Typical combinations are:

ios::in | ios::nocreate		open if file exists,
						fail otherwise
ios::out | ios::noreplace	open new file for output,
						fail if filename 
						already exists
ios::out | ios::ate		(re)open an existing output
						file, arranged so
						that new data added
						at the end after
						existing data
ios::out | ios::noreplace | ios::translate
					open new file, fail if name
						exists, do newline
ios::out | ios::nocreate | ios::trunc
					open an existing file for
						output, fail if file
						doesn't exist, throw
						away existing
						contents and start
"Appending" data to an output file, ios::app, might seem to mean the same as adding data at the end of the file, ios::ate. Actually, ios::app has a specialized meaning - writes always occur at the end of the file irrespective of any subsequent positioning commands that might say "write here rather than the end". The ios::app mode is really intended for special circumstances on Unix systems etc where several programs might be trying to add data to the same file. If you simply want to write some extra data at the end of a file use ios::ate.

The tokens ios::in etc are actually constants that have a single bit set in bit map. The groupings like ios::open | ios::ate build up a "bitmask" by bit-oring together the separate bit patterns. The code of fstream's open() routines checks the individual bit settings in the resulting bit mask, using these to select processing options. If you want to combine several bit patterns to get a result, you use an bit-or operation, operator |.

Don't go making the following mistakes!

ofstream	out1("results.dat", ios::out || ios::noreplace);
ifstream	in1("mydata.dat", ios::in & ios::nocreate);
The first example is wrong because the boolean or operator, ||, has been used instead of the required bit-or operator |. What the code says is "If either the constant ios::out or ios::noreplace is non zero, encode a one bit here". Now both these constants are non zero, so the first statement really says outl("results.dat",1). It may be legal C++, but it sure confuses the run-time system. Fortuitously, code 1 means the same as ios::in. So, at run-time, the system discovers that you are opening an output file for reading. This will probably result in your program being terminated.

The second error is a conceptual one. The programmer was thinking "I want to specify that it is an input file and it is not to be created". This lead to the code ios::in & ios::nocreate. But as explained above, the token combinations are being used to build up a bitmask that will be checked by the open() function. The bit-and operator does the wrong combination. It is going to leave bits set in the bitmask that were present in both inputs. Since ios::in and ios::nocreate each have only one bit, a different bit, set the result of the & operation is 0. The code is actually saying in1("mydata.dat", 0). Now option 0 is undefined for open() so this isn't going to be too useful.

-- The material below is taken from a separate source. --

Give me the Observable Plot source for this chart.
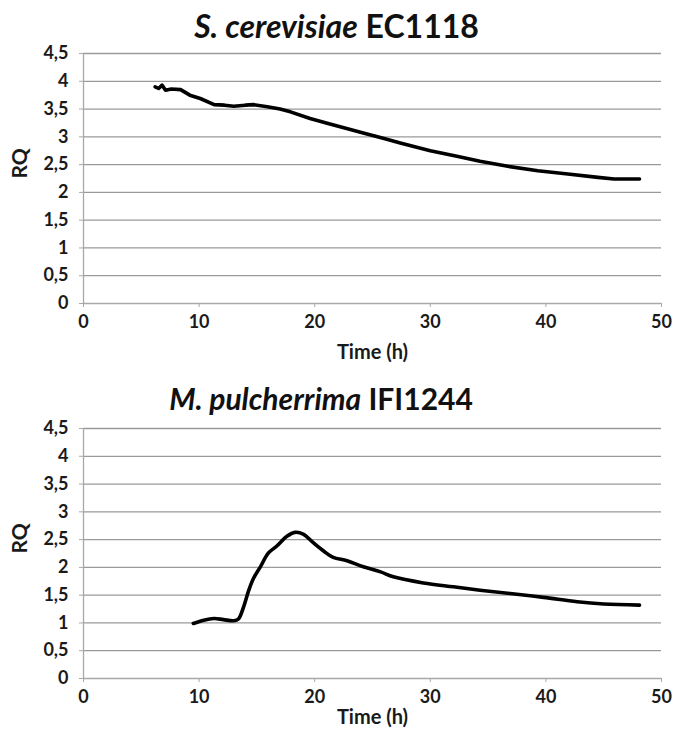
<!DOCTYPE html>
<html>
<head>
<meta charset="utf-8">
<script src="https://cdn.jsdelivr.net/npm/d3@7"></script>
<script src="https://cdn.jsdelivr.net/npm/@observablehq/plot@0.6"></script>
<style>
  html, body { margin: 0; padding: 0; background: #fff; }
  #page { position: relative; width: 673px; height: 738px; overflow: hidden; font-family: Lato, "Open Sans", sans-serif; }
  .title { position: absolute; left: 0; width: 673px; box-sizing: border-box; text-align: center;
           font-family: Lato, sans-serif; font-weight: bold; line-height: 1.2; color: #111; white-space: nowrap; }
  .chart { position: absolute; left: 0; }
</style>
</head>
<body>
<div id="page">
  <div class="title" id="t1" style="top:7px; font-size:32px;"><i>S. cerevisiae</i> EC1118</div>
  <div class="chart" id="c1" style="top:45px;"></div>
  <div class="title" id="t2" style="top:380px; font-size:30px; padding-right:31px;"><i>M. pulcherrima</i> IFI1244</div>
  <div class="chart" id="c2" style="top:420px;"></div>
</div>
<script>
// ---- data ----
const xTicks = [0, 10, 20, 30, 40, 50];
const yTicks = [0, 0.5, 1, 1.5, 2, 2.5, 3, 3.5, 4, 4.5];

// S. cerevisiae EC1118
const timeEC = [6.2, 6.5, 6.8, 7.1, 7.6, 8.4, 9.2, 10.1, 11.3, 12.2, 13.0, 14.0, 14.7, 15.9, 17.0, 17.9, 19.6, 21.0, 22.2, 24.2, 26.0, 27.4, 30.0, 32.3, 34.3, 36.7, 39.3, 41.9, 44.5, 45.9, 48.1];
const rqEC   = [3.90, 3.87, 3.93, 3.84, 3.86, 3.85, 3.75, 3.69, 3.58, 3.57, 3.55, 3.57, 3.58, 3.54, 3.50, 3.45, 3.33, 3.25, 3.18, 3.07, 2.97, 2.89, 2.75, 2.65, 2.56, 2.47, 2.39, 2.33, 2.27, 2.24, 2.24];

// M. pulcherrima IFI1244
const timeMP = [9.5, 10.4, 11.3, 12.1, 13.0, 13.4, 13.85, 14.3, 14.7, 15.3, 16.0, 16.7, 17.6, 18.3, 19.0, 19.9, 20.8, 21.6, 22.8, 24.2, 25.7, 26.8, 29.4, 32.0, 34.3, 36.9, 39.8, 42.7, 45.0, 48.1];
const rqMP   = [0.99, 1.05, 1.08, 1.06, 1.04, 1.07, 1.29, 1.59, 1.80, 2.01, 2.26, 2.38, 2.56, 2.63, 2.60, 2.44, 2.29, 2.18, 2.12, 2.01, 1.92, 1.83, 1.72, 1.65, 1.59, 1.53, 1.46, 1.38, 1.34, 1.32];

const xLabel = "Time (h)";
const yLabel = "RQ";

function makeChart(times, values, curve, xLabelDy) {
  const data = times.map((t, i) => ({t, v: values[i]}));
  return Plot.plot({
    width: 673,
    height: 318,
    marginLeft: 83,
    marginRight: 12,
    marginTop: 8,
    marginBottom: 60,
    style: {fontFamily: "Lato, sans-serif", fontSize: "18px", fontWeight: "bold", color: "#1a1a1a", background: "white", overflow: "visible"},
    x: {domain: [0, 50]},
    y: {domain: [0, 4.5]},
    marks: [
      Plot.gridY(yTicks.filter(d => d > 0), {stroke: "#9a9a9a", strokeOpacity: 1, strokeWidth: 1.3}),
      Plot.ruleY([0], {stroke: "#a8a8a8", strokeWidth: 1.3}),
      Plot.ruleX([0], {stroke: "#a8a8a8", strokeWidth: 1.3}),
      Plot.axisX({ticks: xTicks, tickSize: 4, tickPadding: 8, stroke: "#a8a8a8", fontSize: 18, tickFormat: d => String(d), label: null}),
      Plot.axisY({ticks: yTicks, tickSize: 4, tickPadding: 11, stroke: "#a8a8a8", fontSize: 18, tickFormat: d => String(d).replace(".", ","), label: null}),
      Plot.text([xLabel], {frameAnchor: "bottom", dy: xLabelDy, lineAnchor: "middle", fontSize: 20, fontWeight: "bold", fill: "#1a1a1a"}),
      Plot.text([yLabel], {frameAnchor: "left", dx: -63, rotate: -90, lineAnchor: "middle", fontSize: 21, fontWeight: "bold", fill: "#1a1a1a"}),
      Plot.line(data, {x: "t", y: "v", stroke: "#000", strokeWidth: 3.6, curve, strokeLinejoin: "round", strokeLinecap: "round"})
    ]
  });
}

document.getElementById("c1").appendChild(makeChart(timeEC, rqEC, "linear", 49));
document.getElementById("c2").appendChild(makeChart(timeMP, rqMP, "catmull-rom", 39));
</script>
</body>
</html>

9.6 When to stop reading data?

Programs typically have loops that read data. How should such loops terminate?
Sentinel data

The sentinel data approach was described in section 8.5.1. A particular data value (something that cannot occur in a valid data element) is identified (e.g. a 0 height for a child). The input loop stops when this sentinel value is read. This approach is probably the best for most simple programs. However, there can be problems when there are no distinguished data values that can't be legal input (the input requirement might be simply "give me a number, any number").

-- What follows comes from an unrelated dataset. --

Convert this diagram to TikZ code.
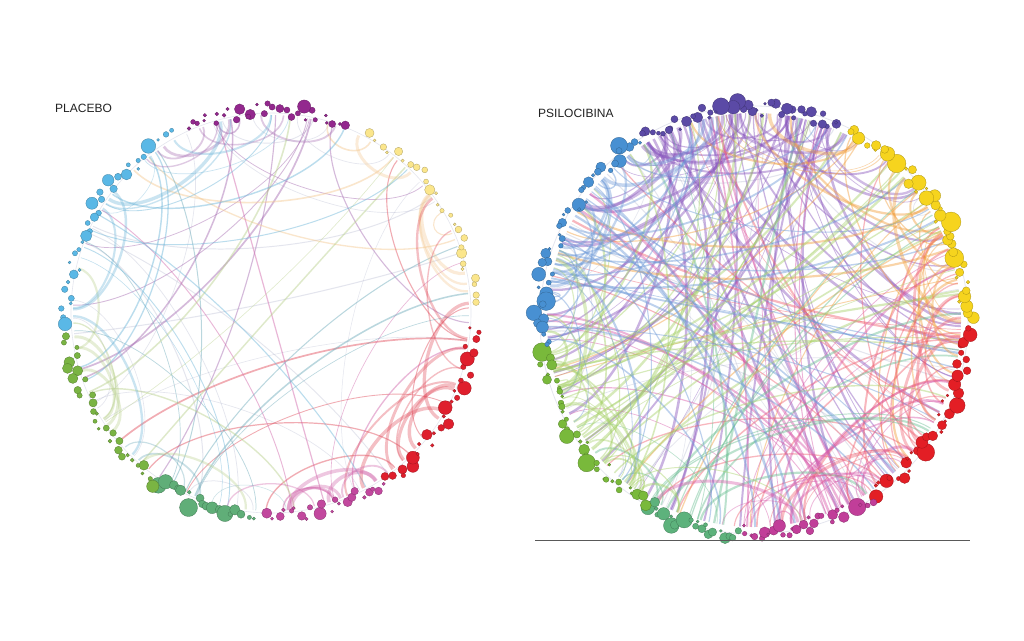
\documentclass[tikz,border=0pt]{standalone}
\usepackage{fontspec}
\setmainfont{Liberation Sans}
\definecolor{pmag}{HTML}{93288E}
\definecolor{pyel}{HTML}{FBE68C}
\definecolor{pred}{HTML}{DF1F2D}
\definecolor{ppink}{HTML}{C2489E}
\definecolor{pteal}{HTML}{60AE78}
\definecolor{pgrn}{HTML}{7AB443}
\definecolor{pblue}{HTML}{5AB8E6}
\definecolor{emag}{HTML}{A468B0}
\definecolor{eyel}{HTML}{F4C890}
\definecolor{ered}{HTML}{E04858}
\definecolor{epink}{HTML}{D060A8}
\definecolor{eteal}{HTML}{68A8B8}
\definecolor{egrn}{HTML}{B8D08A}
\definecolor{eblue}{HTML}{6AB4D8}
\definecolor{egray}{HTML}{A8ACC8}
\definecolor{sind}{HTML}{5B4AA6}
\definecolor{syel}{HTML}{F6D41E}
\definecolor{sred}{HTML}{E31E25}
\definecolor{smag}{HTML}{C13E99}
\definecolor{steal}{HTML}{5DB27C}
\definecolor{sgrn}{HTML}{79B93B}
\definecolor{sblu}{HTML}{4890D2}
\definecolor{fvio}{HTML}{8A58BE}
\definecolor{forg}{HTML}{F2A040}
\definecolor{fred}{HTML}{F06070}
\definecolor{fmag}{HTML}{D85AAA}
\definecolor{fteal}{HTML}{6CC094}
\definecolor{fgrn}{HTML}{A8D26A}
\definecolor{fblu}{HTML}{6E9AD8}
\definecolor{txt}{HTML}{222222}
% dots: cx cy R a1 a2 color n sizescale
\newcommand\grpdots[8]{%
  \foreach \i in {1,...,#7}{%
    \pgfmathsetmacro\ang{#4+(#5-#4)*(\i-0.5)/#7+(rnd-0.5)*1.2}%
    \pgfmathsetmacro\rr{1.4+#8*rnd*rnd}%
    \pgfmathsetmacro\rad{#3+(rnd-0.6)*14+0.5*\rr}%
    \filldraw[fill=#6, draw=#6!70!black, line width=0.3pt]
      ({#1+\rad*cos(\ang)},{#2+\rad*sin(\ang)}) circle[radius=\rr pt];%
  }%
}
% edges: cx cy R a1 a2 color n spread(0=global) maxwidth
\newcommand\grpedges[9]{%
  \foreach \i in {1,...,#7}{%
    \pgfmathsetmacro\aa{#4+(#5-#4)*rnd}%
    \pgfmathsetmacro\ra{rnd}%
    \pgfmathsetmacro\sg{(rnd<0.5) ? -1 : 1}%
    \pgfmathsetmacro\bb{(#8==0) ? \ra*360 : \aa+\sg*(0.4+0.6*\ra)*#8}%
    \pgfmathsetmacro\dd{180-abs(mod(\bb-\aa+720,360)-180)}%
    \pgfmathsetmacro\kk{0.93-0.6*\dd/180}%
    \pgfmathsetmacro\ww{0.5+#9*rnd}%
    \pgfmathsetmacro\rq{#3-5}%
    \draw[#6, line width=\ww pt]
      ({#1+\rq*cos(\aa)},{#2+\rq*sin(\aa)}) .. controls
      ({#1+\kk*\rq*cos(\aa)},{#2+\kk*\rq*sin(\aa)}) and
      ({#1+\kk*\rq*cos(\bb)},{#2+\kk*\rq*sin(\bb)}) ..
      ({#1+\rq*cos(\bb)},{#2+\rq*sin(\bb)});%
  }%
}
\begin{document}
\begin{tikzpicture}[x=1pt,y=1pt]
\pgfmathsetseed{2024}
\fill[white] (0,0) rectangle (1024,640);
\useasboundingbox (0,0) rectangle (1024,640);
% ---------------- PLACEBO ----------------
\node[anchor=west, inner sep=0, font=\fontsize{12}{14}\selectfont, text=txt] (t1) at (55,532) {PLACEBO};
\begin{scope}[opacity=0.3]
  \draw[egray, line width=0.6pt] (271,327) circle[radius=200pt];
  \grpedges{271}{327}{203}{0}{360}{egray}{16}{0}{0.6}
\end{scope}
\begin{scope}[opacity=0.45]
  \grpedges{271}{327}{203}{68}{115}{emag}{8}{0}{1.2}
  \grpedges{271}{327}{203}{2}{62}{eyel}{4}{0}{1.2}
  \grpedges{271}{327}{203}{304}{357}{ered}{6}{0}{1.2}
  \grpedges{271}{327}{203}{268}{304}{epink}{5}{0}{1.2}
  \grpedges{271}{327}{203}{236}{266}{eteal}{6}{0}{1.2}
  \grpedges{271}{327}{203}{186}{236}{egrn}{5}{0}{1.2}
  \grpedges{271}{327}{203}{118}{184}{eblue}{8}{0}{1.2}
\end{scope}
\begin{scope}[opacity=0.35]
  \grpedges{271}{327}{203}{68}{115}{emag}{5}{35}{3}
  \grpedges{271}{327}{203}{2}{62}{eyel}{4}{45}{3}
  \grpedges{271}{327}{203}{304}{357}{ered}{9}{50}{3}
  \grpedges{271}{327}{203}{272}{300}{epink}{6}{30}{3.5}
  \grpedges{271}{327}{203}{236}{266}{eteal}{3}{30}{3}
  \grpedges{271}{327}{203}{186}{236}{egrn}{5}{40}{3}
  \grpedges{271}{327}{203}{118}{184}{eblue}{8}{45}{3.5}
\end{scope}
\grpdots{271}{327}{203}{68}{115}{pmag}{30}{8}
\grpdots{271}{327}{203}{2}{62}{pyel}{26}{7}
\grpdots{271}{327}{203}{304}{357}{pred}{28}{7}
\grpdots{271}{327}{203}{268}{304}{ppink}{22}{6}
\grpdots{271}{327}{203}{236}{266}{pteal}{18}{9}
\grpdots{271}{327}{203}{186}{236}{pgrn}{30}{7}
\grpdots{271}{327}{203}{118}{184}{pblue}{34}{7}
% ---------------- PSILOCIBINA ----------------
\node[anchor=west, inner sep=0, font=\fontsize{12}{14}\selectfont, text=txt] (t2) at (538,527) {PSILOCIBINA};
\begin{scope}[opacity=0.3]
  \draw[egray, line width=0.8pt] (754,320) circle[radius=214pt];
  \grpedges{754}{320}{212}{0}{360}{egray}{20}{0}{0.6}
\end{scope}
\begin{scope}[opacity=0.45]
  \grpedges{754}{320}{212}{66}{122}{fvio}{55}{0}{2.2}
  \grpedges{754}{320}{212}{0}{64}{forg}{20}{0}{1.8}
  \grpedges{754}{320}{212}{304}{358}{fred}{20}{0}{1.8}
  \grpedges{754}{320}{212}{266}{304}{fmag}{25}{0}{2}
  \grpedges{754}{320}{212}{240}{266}{fteal}{15}{0}{1.8}
  \grpedges{754}{320}{212}{188}{240}{fgrn}{40}{0}{2}
  \grpedges{754}{320}{212}{122}{188}{fblu}{35}{0}{1.8}
\end{scope}
\begin{scope}[opacity=0.4]
  \grpedges{754}{320}{212}{66}{122}{fvio}{8}{50}{3}
  \grpedges{754}{320}{212}{0}{64}{forg}{8}{55}{3}
  \grpedges{754}{320}{212}{304}{358}{fred}{8}{55}{3}
  \grpedges{754}{320}{212}{266}{304}{fmag}{8}{50}{3}
  \grpedges{754}{320}{212}{188}{240}{fgrn}{6}{45}{3}
  \grpedges{754}{320}{212}{122}{188}{fblu}{8}{50}{3}
\end{scope}
\grpdots{754}{320}{212}{66}{122}{sind}{42}{9}
\grpdots{754}{320}{212}{0}{64}{syel}{42}{9}
\grpdots{754}{320}{212}{304}{358}{sred}{36}{9}
\grpdots{754}{320}{212}{266}{304}{smag}{30}{8}
\grpdots{754}{320}{212}{240}{266}{steal}{22}{8}
\grpdots{754}{320}{212}{188}{240}{sgrn}{36}{9}
\grpdots{754}{320}{212}{122}{188}{sblu}{42}{8}
\coordinate (l1) at (535,100);
\coordinate (l2) at (970,100);
\draw[black!65, line width=0.8pt] (l1) -- (l2);
\end{tikzpicture}
\end{document}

The next alternative is to have, as the first data value, a count specifying how many data elements are to be processed. Input is then handled using a for loop as follows:

int		num;
ifstream	in1("indata.txt", ios::in);
// read number of entries to process
in1 >> num;
for(int i = 0; i < num; i++) {
	// read height and gender of child
	char gender_tag;
	double height;
	cin >> height >> gender_tag;
The main disadvantage of this approach is that it means that someone has to count the number of data elements!

The third method uses the eof() function for the stream to check for "end of file". This is a sort of semi-hardware version of a sentinel data value. There is conceptually a mark at the end of a file saying "this is the end". Rather than check for a particular data value, your code checks for this end of file mark.

This mechanism works well for "record structured files", see Figure 9.2A. Such files are explained more completely in section 17.3. The basic idea is obvious. You have a file of records, e.g. "Customer records"; each record has some number of characters allocated to hold a name, a double for the amount of money owed, and related information. These various data elements are grouped together in a fixed size structure, which would typically be a few hundred bytes in size (make it 400 for this example). These blocks of bytes would be read and written in single transfers. A record would consist of several successive records.

Figure 9.2 Ends of files.

Three "customer records" would take up 1200 bytes; bytes 0...399 for Customer-1, 400...799 for Customer-2 and 800...1199 for Customer-3. Now, as explained in Chapter 1, file space is allocated in blocks. If the blocksize was 512 bytes, the file would be 1536 bytes long. Directory information on the file would specify that the "end of file mark" was at byte 1200.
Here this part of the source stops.